BRIEF DESCRIPTION OF THE DRAWINGS
[0046] The present invention will be explained in further detail
below with reference to the appended drawings, in which:
[0047] FIG. 1 is a schematic outline view of an embodiment
according to the present invention of a rock processing machine of
the present Application; and
[0048] FIG. 2 is a schematic plan view of the control area of a
control panel of the rock processing machine of FIG. 1.
DETAILED DESCRIPTION
[0049] An exemplifying rock processing machine, as disclosed in WO
2019/081186 A (U.S. 2020/246804), is labeled in FIG. 1 in general
with the number 10. Machine 10 encompasses a machine frame 12 that
is supported on a supporting substrate U via a track drive unit 14
that is known per se. Machine 10 is consequently a mobile rock
processing machine 10 that, with its track drive unit 14
constituting a functional unit, can travel independently to its
utilization site at least from a transport apparatus, for example a
lowboy trailer.
[0050] Machine 10 encompasses as a further functional unit an
internal combustion engine 16, for instance a diesel engine, that
constitutes a central power plant of machine 10. Internal
combustion engine 16 can, for example, drive a hydraulic motor 18
and an electrical generator 20, so that when internal combustion
engine 16 is in operation, a predetermined hydraulic pressure
level, and an electrical energy supply beyond merely electrical
energy stored in batteries, is available on machine 10.

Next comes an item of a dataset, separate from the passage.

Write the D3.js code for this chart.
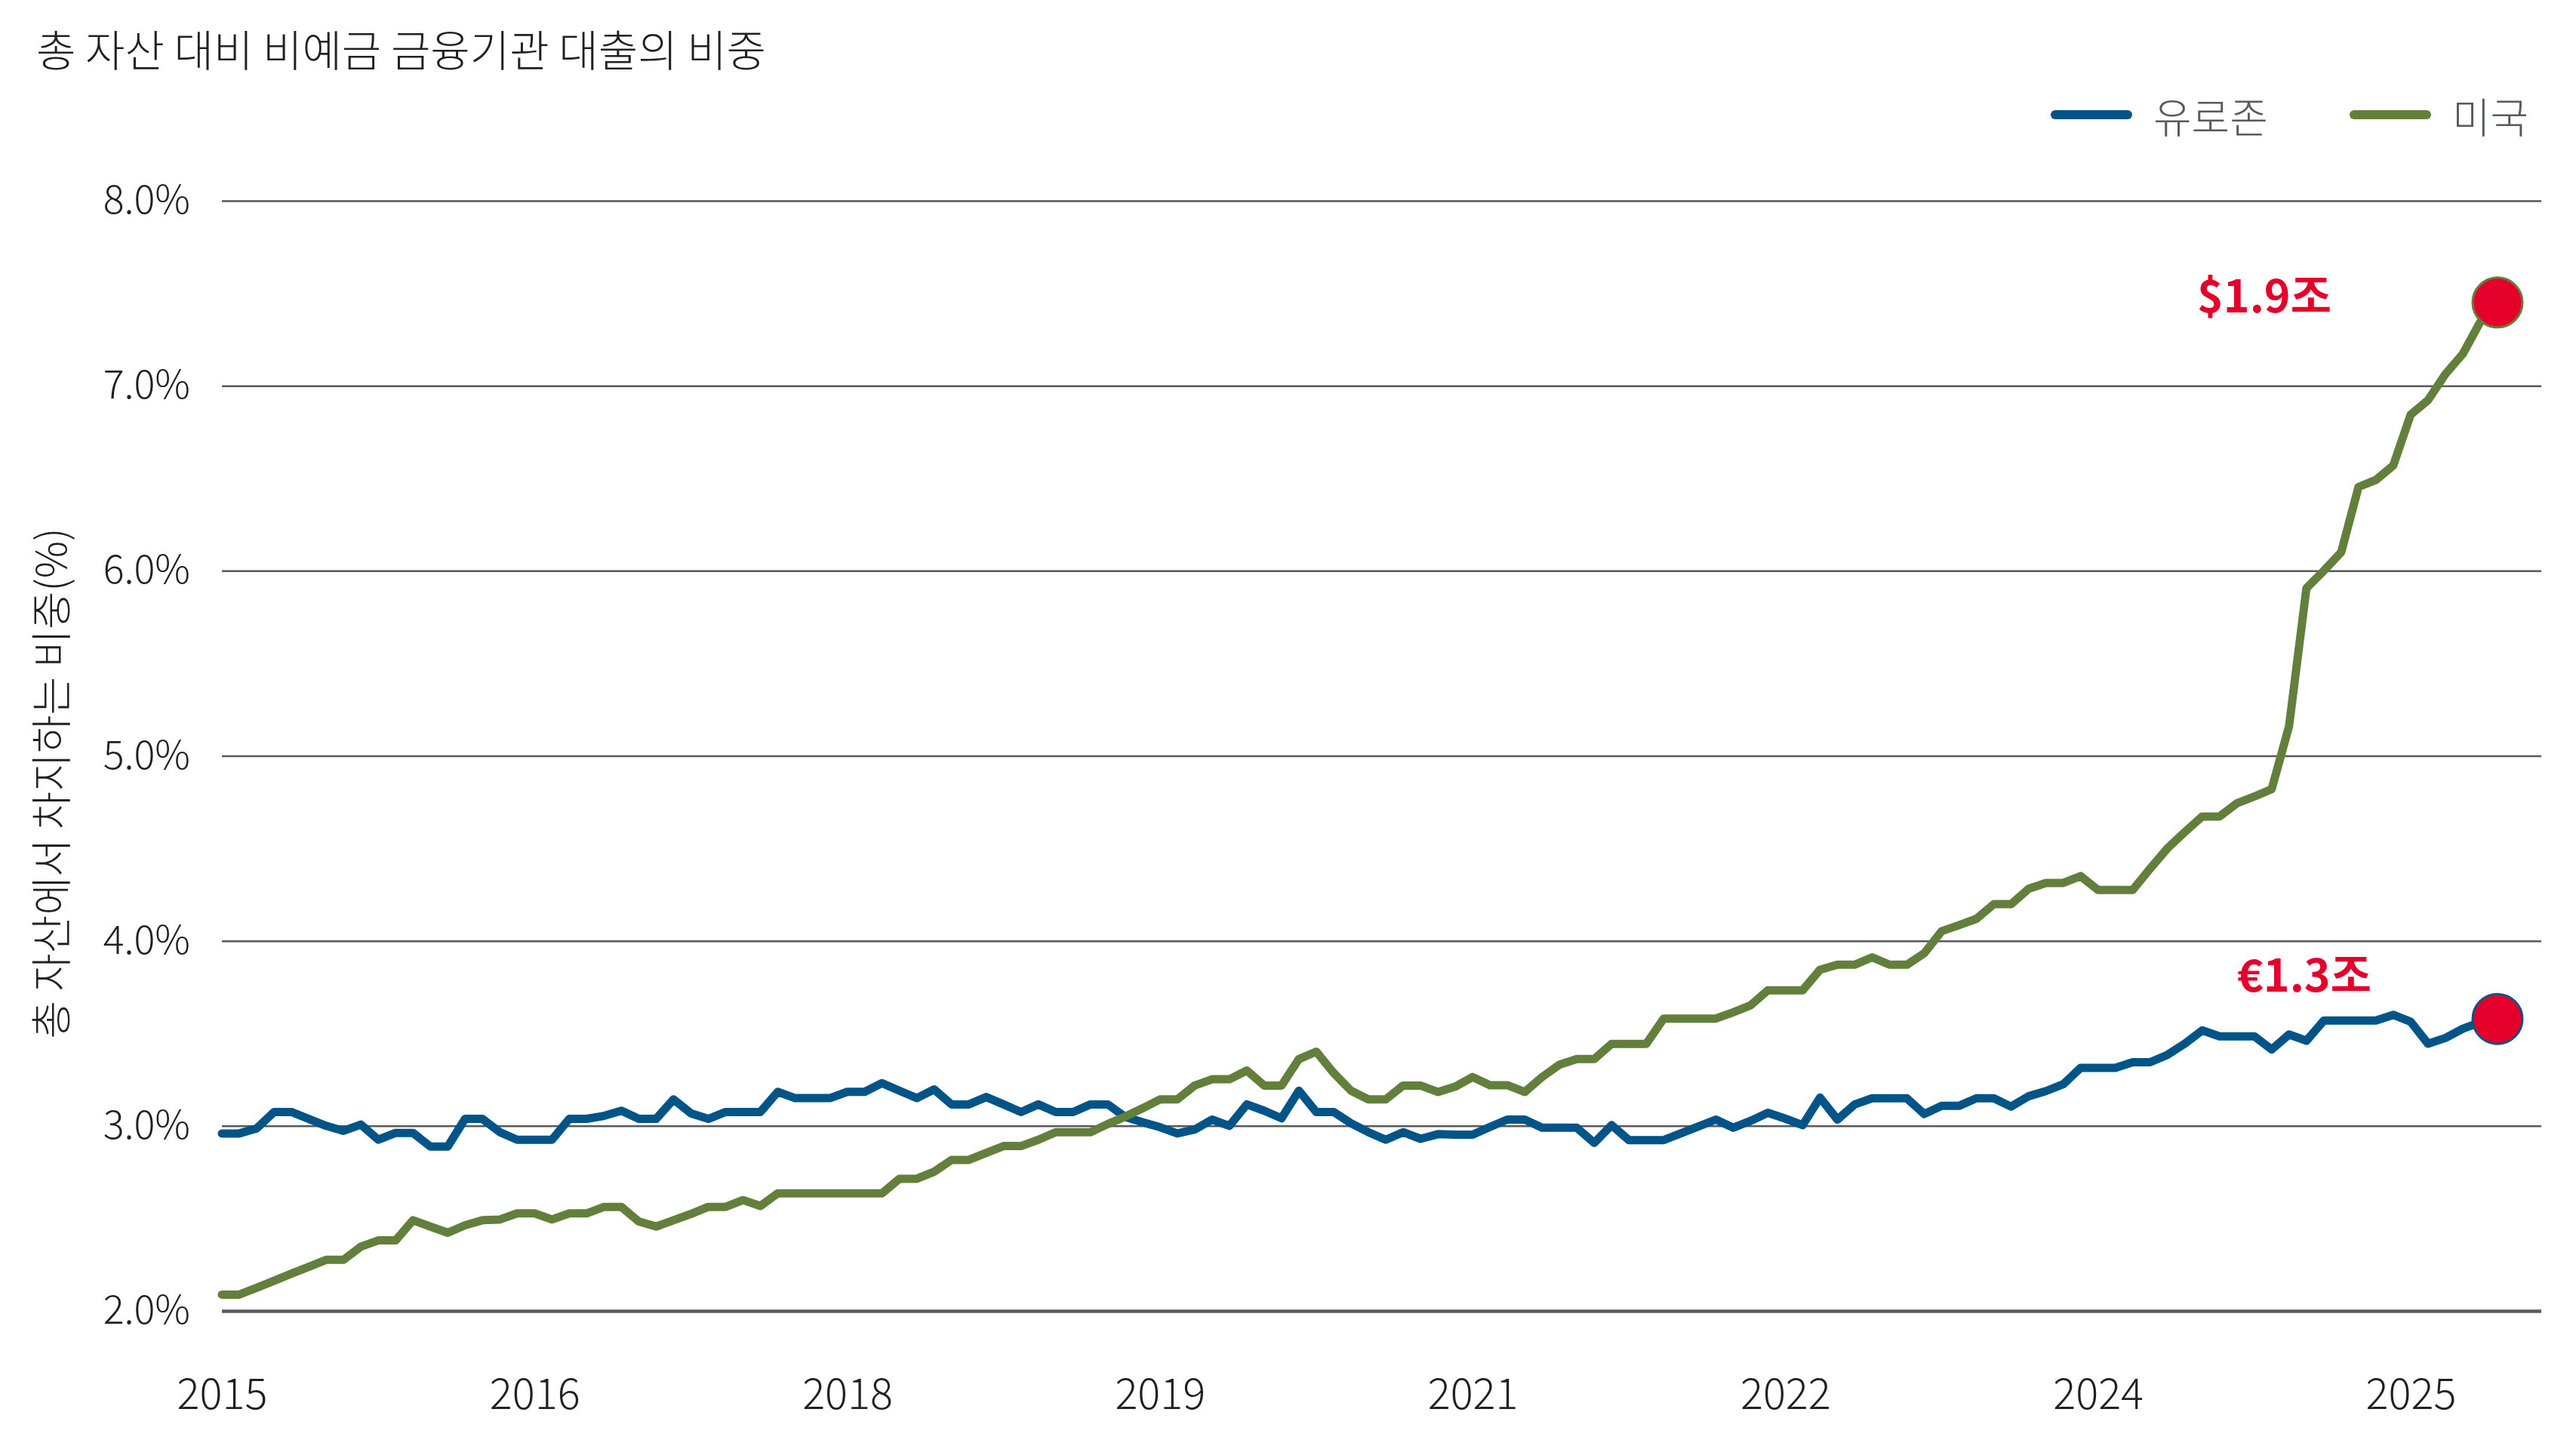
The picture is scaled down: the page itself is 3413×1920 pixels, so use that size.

[0051] Machine 10 comprises as a further functional unit a
determining working apparatus, namely a jaw crusher 22. The right
(in FIG. 1) crushing jaw 24 is driven by a cam 26 to move
reciprocatingly toward and away from machine-frame-mounted crushing
jaw 28, with an oscillating change in crushing gap 29 existing
between crushing jaws 24 and 28. The motion of cam 26 is furnished
by internal combustion engine 16.
[0052] Jaw crusher 22 is loaded via a delivery unit 30 with
material 32 to be comminuted in jaw crusher 22. As a functional
unit and working apparatus, machine 10 comprises a delivery chute
34 that, constituting a vibratory conveyor, conveys material 32
placed therein to a double-decker prescreen 36. Double-decker
prescreen 36 is driven during operation to vibrate circularly, and
likewise constitutes a functional unit and working apparatus. A
fines component 35 and a component 37 having a medium grain size
are separated therein and conveyed separately from the remaining
material 32. Fines component 35 can be, for example, directed out
of machine 10. Medium grain size component 37 can be conveyed
directly onto crusher extractor conveyor 38, which constitutes a
further functional unit and working apparatus and which also
conveys comminuted material 40, emerging from jaw crusher 22 after
passing therethrough, away from jaw crusher 22 to an ejection
location 42 from which material 40 that has been comminuted as
intended is discharged.
[0053] Along the conveying path from crusher gap 29 to ejection
location 42, material 37 and 40 is carried past a further
functional unit that is also a working apparatus. This is magnetic
separator 44, which is operated with electrical energy and which
magnetically segregates ferromagnetic components, for instance
steel reinforcements, out of comminuted material 37 and 40 and
conveys the segregated ferromagnetic material away from machine
frame 12 in a direction projecting out from the drawing plane of
FIG. 1.
[0054] Machine 10 is controlled by a control panel 50, arranged by
way of example laterally on machine frame 12, which will be
explained in further detail below in conjunction with FIG. 2.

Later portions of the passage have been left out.